I went to the cabinet on the starboard side of the bed, and opened the latched door. There was a pair of pompommed slippers with low heels on the floor of the cabinet. Nothing else. I closed the door and slid open the drawer above it. A pair of reading glasses, a packet of tissues, a tube of lipstick. I figured this was Etta Toland’s side of the bed.
I went around to Brett’s side.
Ran the same search of the cabinet base and drawer, and found nothing of importance. But I wondered if this was where he’d stored the forty-five that had later been used to kill him.
Walked back to the combination bookcase and entertainment center fitted with a television set, a VCR, and a CD player.

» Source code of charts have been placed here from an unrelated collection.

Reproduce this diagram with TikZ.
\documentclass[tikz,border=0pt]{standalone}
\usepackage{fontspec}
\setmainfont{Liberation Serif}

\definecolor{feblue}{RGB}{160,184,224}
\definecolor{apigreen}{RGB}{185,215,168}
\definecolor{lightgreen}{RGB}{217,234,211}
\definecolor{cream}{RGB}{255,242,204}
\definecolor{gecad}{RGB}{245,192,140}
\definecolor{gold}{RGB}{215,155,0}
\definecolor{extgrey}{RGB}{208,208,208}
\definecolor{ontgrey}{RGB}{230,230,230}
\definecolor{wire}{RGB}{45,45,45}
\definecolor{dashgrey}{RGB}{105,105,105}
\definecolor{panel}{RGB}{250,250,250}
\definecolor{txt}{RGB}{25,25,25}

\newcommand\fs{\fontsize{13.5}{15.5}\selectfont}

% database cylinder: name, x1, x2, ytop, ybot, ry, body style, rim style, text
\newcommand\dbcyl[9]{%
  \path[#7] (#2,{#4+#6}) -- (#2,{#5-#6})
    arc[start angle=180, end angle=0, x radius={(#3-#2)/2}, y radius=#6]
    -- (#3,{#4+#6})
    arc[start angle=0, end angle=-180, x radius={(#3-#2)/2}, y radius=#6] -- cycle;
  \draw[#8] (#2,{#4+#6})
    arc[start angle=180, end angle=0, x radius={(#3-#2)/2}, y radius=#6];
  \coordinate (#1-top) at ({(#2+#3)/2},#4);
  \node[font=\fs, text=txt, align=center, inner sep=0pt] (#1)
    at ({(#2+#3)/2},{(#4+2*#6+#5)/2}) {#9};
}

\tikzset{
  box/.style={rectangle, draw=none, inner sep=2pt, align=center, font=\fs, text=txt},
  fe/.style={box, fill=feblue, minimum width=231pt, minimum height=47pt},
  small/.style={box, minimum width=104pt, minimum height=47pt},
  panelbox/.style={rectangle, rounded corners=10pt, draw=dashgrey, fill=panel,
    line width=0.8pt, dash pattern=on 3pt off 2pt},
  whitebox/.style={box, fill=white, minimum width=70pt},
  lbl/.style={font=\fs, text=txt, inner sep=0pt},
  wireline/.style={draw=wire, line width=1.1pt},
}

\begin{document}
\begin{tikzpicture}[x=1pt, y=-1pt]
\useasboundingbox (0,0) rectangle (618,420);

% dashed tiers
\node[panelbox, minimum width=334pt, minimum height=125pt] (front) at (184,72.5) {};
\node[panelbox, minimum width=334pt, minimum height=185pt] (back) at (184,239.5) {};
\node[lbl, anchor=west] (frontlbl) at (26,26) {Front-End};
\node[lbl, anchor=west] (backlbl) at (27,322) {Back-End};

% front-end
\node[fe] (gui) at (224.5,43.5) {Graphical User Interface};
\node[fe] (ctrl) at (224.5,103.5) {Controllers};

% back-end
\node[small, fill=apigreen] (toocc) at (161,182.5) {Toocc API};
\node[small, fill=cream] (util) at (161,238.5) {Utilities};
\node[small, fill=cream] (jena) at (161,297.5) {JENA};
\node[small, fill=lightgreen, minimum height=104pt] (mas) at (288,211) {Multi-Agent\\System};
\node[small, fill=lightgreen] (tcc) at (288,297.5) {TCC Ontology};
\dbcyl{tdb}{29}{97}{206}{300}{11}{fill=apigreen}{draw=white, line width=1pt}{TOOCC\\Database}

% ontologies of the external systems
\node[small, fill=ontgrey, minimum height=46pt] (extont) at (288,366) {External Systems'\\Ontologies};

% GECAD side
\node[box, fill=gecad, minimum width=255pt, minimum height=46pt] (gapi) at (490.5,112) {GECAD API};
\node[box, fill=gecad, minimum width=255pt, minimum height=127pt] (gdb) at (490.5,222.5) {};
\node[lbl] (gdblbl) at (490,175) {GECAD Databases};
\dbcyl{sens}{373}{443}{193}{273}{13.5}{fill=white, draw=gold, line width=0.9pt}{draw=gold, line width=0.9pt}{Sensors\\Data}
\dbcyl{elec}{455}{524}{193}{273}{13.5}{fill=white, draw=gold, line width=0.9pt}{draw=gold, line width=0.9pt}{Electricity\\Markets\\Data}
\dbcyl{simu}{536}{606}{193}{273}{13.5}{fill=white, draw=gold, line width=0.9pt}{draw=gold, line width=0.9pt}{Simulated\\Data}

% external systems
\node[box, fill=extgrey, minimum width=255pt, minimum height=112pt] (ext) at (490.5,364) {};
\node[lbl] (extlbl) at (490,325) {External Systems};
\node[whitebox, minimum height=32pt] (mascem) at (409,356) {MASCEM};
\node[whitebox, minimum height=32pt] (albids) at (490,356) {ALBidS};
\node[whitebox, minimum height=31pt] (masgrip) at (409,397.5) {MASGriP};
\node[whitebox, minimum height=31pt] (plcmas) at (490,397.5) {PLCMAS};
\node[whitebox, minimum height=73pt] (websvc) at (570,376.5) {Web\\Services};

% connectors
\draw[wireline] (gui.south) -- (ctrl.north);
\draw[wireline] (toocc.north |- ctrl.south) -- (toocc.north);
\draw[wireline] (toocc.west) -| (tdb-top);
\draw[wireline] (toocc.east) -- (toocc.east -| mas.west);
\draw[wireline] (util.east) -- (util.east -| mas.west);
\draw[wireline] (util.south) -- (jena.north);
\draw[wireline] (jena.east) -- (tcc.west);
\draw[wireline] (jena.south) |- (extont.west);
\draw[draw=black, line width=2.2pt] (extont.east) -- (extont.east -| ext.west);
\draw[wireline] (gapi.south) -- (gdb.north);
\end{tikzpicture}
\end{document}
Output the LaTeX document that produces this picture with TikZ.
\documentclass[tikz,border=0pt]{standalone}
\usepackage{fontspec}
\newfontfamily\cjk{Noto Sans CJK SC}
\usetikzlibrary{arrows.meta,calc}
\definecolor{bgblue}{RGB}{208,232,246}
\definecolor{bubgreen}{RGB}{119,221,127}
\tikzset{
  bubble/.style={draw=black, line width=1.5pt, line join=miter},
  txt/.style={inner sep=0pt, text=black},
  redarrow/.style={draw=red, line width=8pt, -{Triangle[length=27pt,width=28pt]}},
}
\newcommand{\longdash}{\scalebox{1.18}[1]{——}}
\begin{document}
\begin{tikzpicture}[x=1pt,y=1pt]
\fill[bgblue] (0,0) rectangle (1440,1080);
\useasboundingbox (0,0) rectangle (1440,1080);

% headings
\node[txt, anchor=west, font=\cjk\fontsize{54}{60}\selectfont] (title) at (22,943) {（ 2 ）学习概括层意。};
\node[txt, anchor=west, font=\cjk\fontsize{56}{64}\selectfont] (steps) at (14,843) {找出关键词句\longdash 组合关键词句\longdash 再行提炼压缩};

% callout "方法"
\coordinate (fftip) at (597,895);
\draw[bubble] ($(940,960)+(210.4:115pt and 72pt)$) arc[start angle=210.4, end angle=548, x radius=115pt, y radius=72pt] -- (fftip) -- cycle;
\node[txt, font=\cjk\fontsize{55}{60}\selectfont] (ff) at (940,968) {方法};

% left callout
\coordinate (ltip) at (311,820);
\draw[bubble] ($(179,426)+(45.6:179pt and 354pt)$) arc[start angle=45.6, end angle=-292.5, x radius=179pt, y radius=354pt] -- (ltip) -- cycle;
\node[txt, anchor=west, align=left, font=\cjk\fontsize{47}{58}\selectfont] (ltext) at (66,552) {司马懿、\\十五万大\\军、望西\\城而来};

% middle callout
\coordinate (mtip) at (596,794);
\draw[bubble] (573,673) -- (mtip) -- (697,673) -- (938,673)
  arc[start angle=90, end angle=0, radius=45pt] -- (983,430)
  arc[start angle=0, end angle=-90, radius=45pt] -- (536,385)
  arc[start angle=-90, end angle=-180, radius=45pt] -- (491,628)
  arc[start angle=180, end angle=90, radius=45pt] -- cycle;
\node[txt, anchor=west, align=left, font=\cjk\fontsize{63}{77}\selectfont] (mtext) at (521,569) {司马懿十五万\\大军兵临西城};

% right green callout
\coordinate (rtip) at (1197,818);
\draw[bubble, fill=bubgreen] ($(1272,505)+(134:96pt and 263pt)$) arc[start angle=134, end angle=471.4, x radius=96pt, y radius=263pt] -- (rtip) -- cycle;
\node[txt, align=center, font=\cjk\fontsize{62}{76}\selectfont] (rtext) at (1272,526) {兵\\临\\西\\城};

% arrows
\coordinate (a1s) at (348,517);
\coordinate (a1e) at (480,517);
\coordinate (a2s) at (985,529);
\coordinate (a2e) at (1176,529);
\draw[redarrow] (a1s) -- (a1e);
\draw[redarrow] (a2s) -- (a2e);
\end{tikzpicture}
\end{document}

Started looking through the books.
Pulled out a copy of Great Expectations. Leafed through it. Placed it back on the shelf. Found The Rubaiyat. Blew dust off it. Opened it. Flipped through it. People sometimes tucked letters or scraps of paper into books. But there was nothing. The dust wrappers had been removed from all of the books. Not uncommon on a boat, where moisture caused paper to twist and curl. Took down a copy of Stephen King’s It. Big book, some two and a half inches thick. Black cover with the initials SK in red in the lower right-hand corner. Opened the book. Closed it, or It, put it back on the shelf. Started looking at some other books. Blew dust off them. Leafed through them. Put them back on the shelves again. There were a lot of books here. Hundred best books in the English language, it looked like. Some of them never read, judging by the dust on them. Began looking through the videocassettes in their black vinyl cases. The cover art on one of them showed a woman’s hands spread over the crotch of her lacy white panties. The ring on her pinky...
“How long you guys gonna be down here?” Gergin asked.

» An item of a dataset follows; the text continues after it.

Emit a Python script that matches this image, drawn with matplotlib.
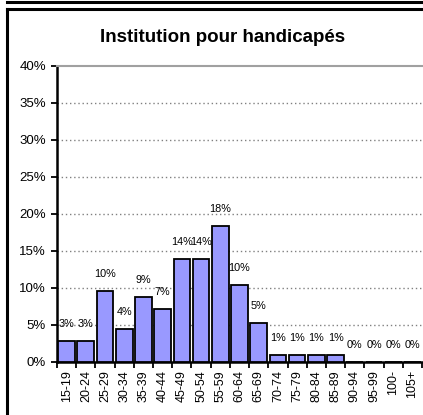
import numpy as np
import matplotlib
matplotlib.use("Agg")
import matplotlib.pyplot as plt
from matplotlib.lines import Line2D

plt.rcParams["font.family"] = ["Liberation Sans", "DejaVu Sans"]

ages = ["15-19", "20-24", "25-29", "30-34", "35-39", "40-44", "45-49", "50-54",
        "55-59", "60-64", "65-69", "70-74", "75-79", "80-84", "85-89", "90-94",
        "95-99", "100-", "105+"]
share = [2.8, 2.8, 9.6, 4.4, 8.8, 7.1, 13.9, 13.9, 18.3, 10.4, 5.2,
         0.95, 0.95, 0.95, 0.95, 0.0, 0.0, 0.0, 0.0]
labels = ["3%", "3%", "10%", "4%", "9%", "7%", "14%", "14%", "18%", "10%", "5%",
          "1%", "1%", "1%", "1%", "0%", "0%", "0%", "0%"]
yticks = [0, 5, 10, 15, 20, 25, 30, 35, 40]

fig = plt.figure(figsize=(4.23, 4.15), dpi=100)
ax = fig.add_axes([57 / 423, 1 - 361.7 / 415, 365 / 423, 295.7 / 415])

x = np.arange(len(ages))
ax.bar(x, share, width=0.87, color="#9999FF", edgecolor="black", linewidth=1.3, zorder=3)

for xi, v, lab in zip(x, share, labels):
    ax.annotate(lab, (xi, v), xytext=(0, 17), textcoords="offset pixels",
                ha="center", va="center", fontsize=7.8, zorder=4)

ax.set_xlim(-0.5, len(ages) - 0.5)
ax.set_ylim(0, 40)
ax.set_yticks(yticks)
ax.set_yticklabels([f"{t}%" for t in yticks], fontsize=9.5)
ax.set_xticks(x)
ax.set_xticklabels(ages, rotation=90, fontsize=9)
ax.tick_params(axis="x", length=0, pad=6)
ax.set_xticks(np.arange(-0.5, len(ages)), minor=True)
ax.tick_params(axis="x", which="minor", length=4, width=1.3, direction="out")
ax.tick_params(axis="y", length=4, width=1.3, pad=4)

for t in yticks[1:-1]:
    ax.axhline(t, color="#808080", linestyle=(0, (1, 2)), linewidth=1, zorder=1)

ax.spines["top"].set_color("#a0a0a0")
ax.spines["top"].set_linewidth(1.5)
ax.spines["right"].set_visible(False)
ax.spines["left"].set_linewidth(1.8)
ax.spines["bottom"].set_linewidth(1.8)

fig.text(223 / 423, 1 - 37 / 415, "Institution pour handicapés", ha="center", va="center",
         fontsize=13.5, fontweight="bold")

# frame lines around the chart area
fig.add_artist(Line2D([7 / 423, 1], [1 - 2.5 / 415, 1 - 2.5 / 415], color="black", linewidth=2.2))
fig.add_artist(Line2D([7 / 423, 1], [1 - 9 / 415, 1 - 9 / 415], color="black", linewidth=2.2))
fig.add_artist(Line2D([7 / 423, 7 / 423], [0, 1 - 9 / 415], color="black", linewidth=2.2))

fig.savefig("out.png", dpi=100)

I put the cassette back on the shelf.
“You can leave us if you’re bored,” I said.
“Hey, no problem,” he said.
“We won’t be stealing anything.”
“Who said you would? It’s just it’s a little stuffy down here, the air-conditioning off and all.”
“Why don’t you go upstairs?” I suggested. “Get yourself some air.”

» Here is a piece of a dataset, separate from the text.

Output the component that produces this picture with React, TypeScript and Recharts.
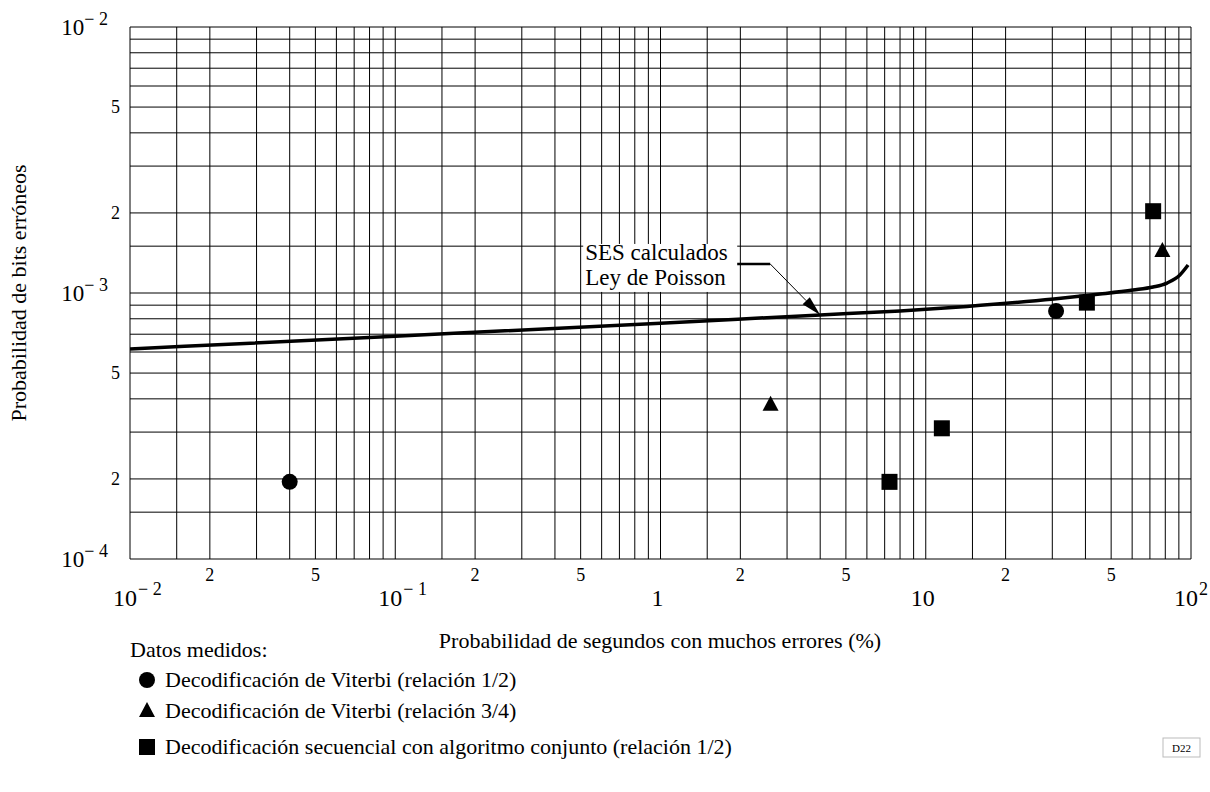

“No, that’s okay,” he said.
I looked at some other cassettes.
Gergin scratched his ass.
“Did you get any pictures of the cockpit?” I asked Andrew.
“Do we need any?”
“Oh, sure,” I said, and looked him dead in the eye.
We’d been working together for a good long time.
“Okay to go up alone?” he asked Gergin.
Gergin smelled a rat.
The wrong one.
“I’ll go with you,” he said, and they both left the stateroom.
I waited till I heard Gergin’s heavy footfalls on the topside deck. I took the cassette down from the shelf again. It was titled Idle Hands. The ring on the woman’s right pinky finger was identical to Lainie’s Victorian seal ring with its heart-shaped face and its floret-covered band.
Without a second’s hesitation, I lifted my jacket and tucked the cassette into my trousers against the small of my back.
This was embarrassing.
Three attorneys who represented a person, watching a compromising videotape of that person. Idle Hands indeed. A tape that could easily be defined as pornography by prevailing community standards in that Lainie Commins, all by herself and looking quite cockeyed without her glasses on (or anything else but white panties and a gold Victorian ring, for that matter), was exposing her genitals, pubic area, buttocks and breasts below the top of the nipples, with less than a full opaque covering; was engaging as well in masturbation, which act constituted the commission of an abominable and detestable crime against nature, or suggested that such a crime was being or would be committed; was also exposing her genitals in a presumed state of sexual stimulation or arousal; all of this presumably done willfully (as witness the knowing albeit goofy smile on her face), which activities predominately appealed to the prurient, shameful or morbid interests, and were without serious literary, artistic, political or scientific value. Boy oh boy.